Listen on-demand to this radio interview from January 6, 2018
Conservatives -- real ones, that is -- believe in limited government. People often use "limited" interchangeably with "small", but I think there's a difference.
I would oppose a government that was small and oppressive, far more than I would oppose one that took up a lot of space out of necessity. (And in our modern world, it's impossible to say that a Federal government that spends more than 20% of GDP is "small". It just isn't.)
The essence of limited government is that it shouldn't have an unnecessary reach into the private life of its citizens. And that's what interests me in the recommendations for justice reform brought to us by Nila Bala and Arthur Rizer of the R Street Institute.
The crux of their argument is that once people have paid their dues in the criminal-justice system, we as a society ought to do our best to make sure they have a reasonable path back to integration with decent society.
It's an argument that should resound with proponents of limited government: The government's reach into a person's life shouldn't continue long after they've served their time. If we truly think that the justice system should place an emphasis on actually correcting people who have gone off the right path (and isn't that why we call it "corrections" anyway?), then we should be alert to what kinds of obstacles government may be deliberately or inadvertently placing in the path to continued rehabilitation and reform.
A great example of an inadvertent obstacle is excessive occupational licensing. It's a mouthful, but the bottom line is that people in any given occupation have an incentive to find ways to keep other people from competing with them by imposing legal requirements like licenses in order to enter a career path.
Some licenses make sense, of course: You wouldn't want to put your child on a school bus driven by an unlicensed driver. But there's an important line to be drawn between those requirements that exist to legitimately protect the public health and safety -- and those that only protect the job prospects of the people in the occupation.
This is a really sticky problem, because everyone has an incentive to fight for barriers to entry in their own line of work, and not as much to object every time someone else wants to do the same in a different trade. But the resulting mess is often a thicket of regulations that don't actually ensure that people are good at what they're licensed to do, and the difficulty to obtain any given license may have nothing whatsoever to do with what's actually necessary for the good of the customer.

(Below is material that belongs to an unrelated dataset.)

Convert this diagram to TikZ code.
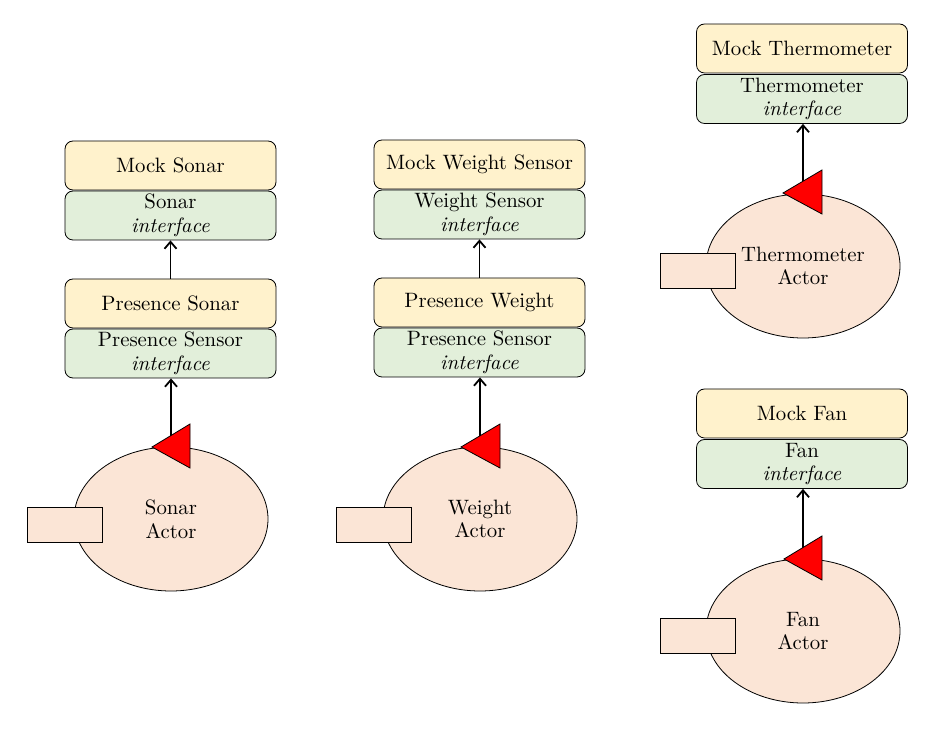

This regulatory creep has a particularly pernicious effect when it keeps people from entering occupations where they might have a shot at legitimate self-employment. That turns into an especially vexing problem for people who have spent time in prison, because they're often blocked from employment elsewhere because employers both large and small tend to be reluctant to hire ex-convicts.
If employment options are hard to find because nobody wants to give a reformed convict a second chance, and if regulatory creep keeps people from trying self-employment, then we may be stumbling unwittingly into keeping ex-convicts forever in poverty. And since "no man is an island", it often affects the well-being of family members and communities as well.
The problem is big because our prison population is big: 2.2 million Americans, of whom almost all will return to the broader population. That's a prison population larger than the entire population of Nebraska (1.9 million) and almost as large as Iowa (3.1 million). And it doesn't even count an additional 4.6 million people on probation or parole.
Real conservatives with an appetite for limited government should take a careful look at the power of some of these proposed reforms to reduce regulatory creep and to reduce the cost of reforming people who have made mistakes and giving them a legitimate second chance at life.
Criminal convictions, more often than not, reflect mistakes and bad choices made by flawed human beings. A sliver of our population is truly sociopathic and dangerous and needs to be locked up far away from us all. But the majority of prisoners ought to be viewed as human beings whose flaws caught up with them.
Since none of us are perfect, real justice depends on the rest of us recognizing their humanity, helping the willing to reform and overcome those flaws, and doing what we can to make sure that a one-time mistake or bad choice doesn't turn into a life sentence of punishment.
Truly limited government ought to make room for people to work for the freedom to grow into better people. This isn't a matter of being soft on crime, but rather one of being smart with the human resources we have as a country. We can't afford to throw away the abilities, talents, and potential good inside a population the size of a small state.